The new Aqualad, Jackson Hyde, first appeared in Brightest Day #10 (September 2010) which coincided with the appearance of another Aqualad in the Young Justice animated series (albeit using the name Kaldur'ahm). Jackson is a black teenager from New Mexico who, in a teaser poster for the Brightest Day event, was shown using "hard water" abilities to create a sword which was an ability that had previously been thought to belong exclusively to Aquaman's wife, Mera, and people from her world.

==In other media==

===Television===
- The Garth incarnation of Aqualad appears in The Superman/Aquaman Hour of Adventure, voiced by Jerry Dexter.
- The Garth incarnation of Aqualad appears in Teen Titans, voiced by Wil Wheaton.
- The Garth incarnation of Garth as Aqualad appears in Batman: The Brave and the Bold, voiced by Zack Shada as a teenager and Zachary Gordon as a child.
- The Garth incarnation of Aqualad appears in Young Justice, voiced by Yuri Lowenthal.
- The Kaldur'ahm incarnation of Aqualad appears in Young Justice, voiced by Khary Payton.
- The Garth and Kaldur’ahm incarnations of Aqualad appear in Teen Titans Go!, voiced again by Wil Wheaton and Khary Payton.
- The Garth incarnation of Aqualad appears in Titans, portrayed by Drew Van Acker.
- The Garth incarnation of Aqualad appears in DC Super Hero Girls, voiced by Jessica McKenna.
- An Aqualad live-action series for HBO Max starring Jake Hyde is development, with Charlize Theron, A.J. Dix, Beth Kono and Andrew Haas of Denver & Delilah Films serving as executive producers.

===Film===
- The Garth incarnation of Aqualad makes a cameo appearance in Teen Titans: Trouble in Tokyo.
- The Garth and Kaldur'ahm incarnations of Aqualad make cameo appearances in Justice League: The Flashpoint Paradox.
- The Garth incarnation of Aqualad makes a cameo appearance in Teen Titans Go!

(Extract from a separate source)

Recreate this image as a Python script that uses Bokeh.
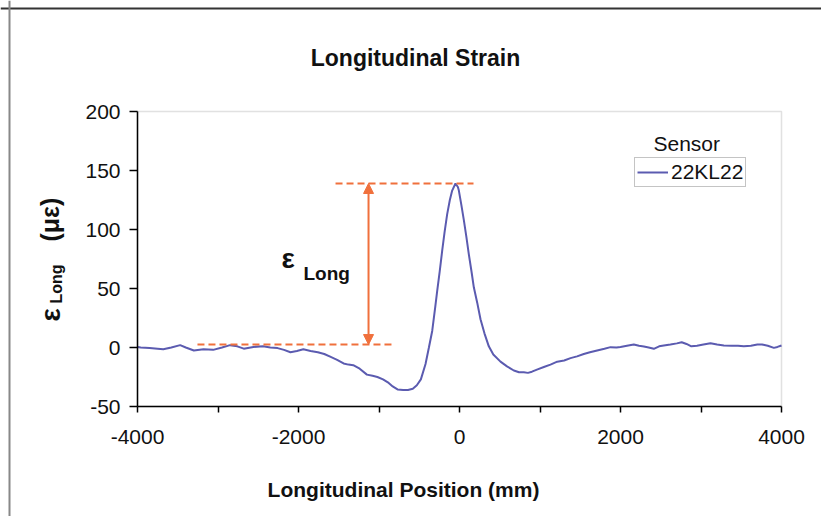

To the Movies.

===Video games===
- The Garth incarnation of Aqualad appears in Aquaman: Battle for Atlantis.
- The Garth and Kaldur'ahm incarnations of Aqualad appear in Young Justice: Legacy, voiced again by Yuri Lowenthal and Khary Payton.
- The Kaldur’ahm incarnation of Aqualad appears as a playable character in Lego DC Super-Villains.

=== Miscellaneous ===

- The Garth incarnation of Aqualad appears in the Teen Titans Go! comic.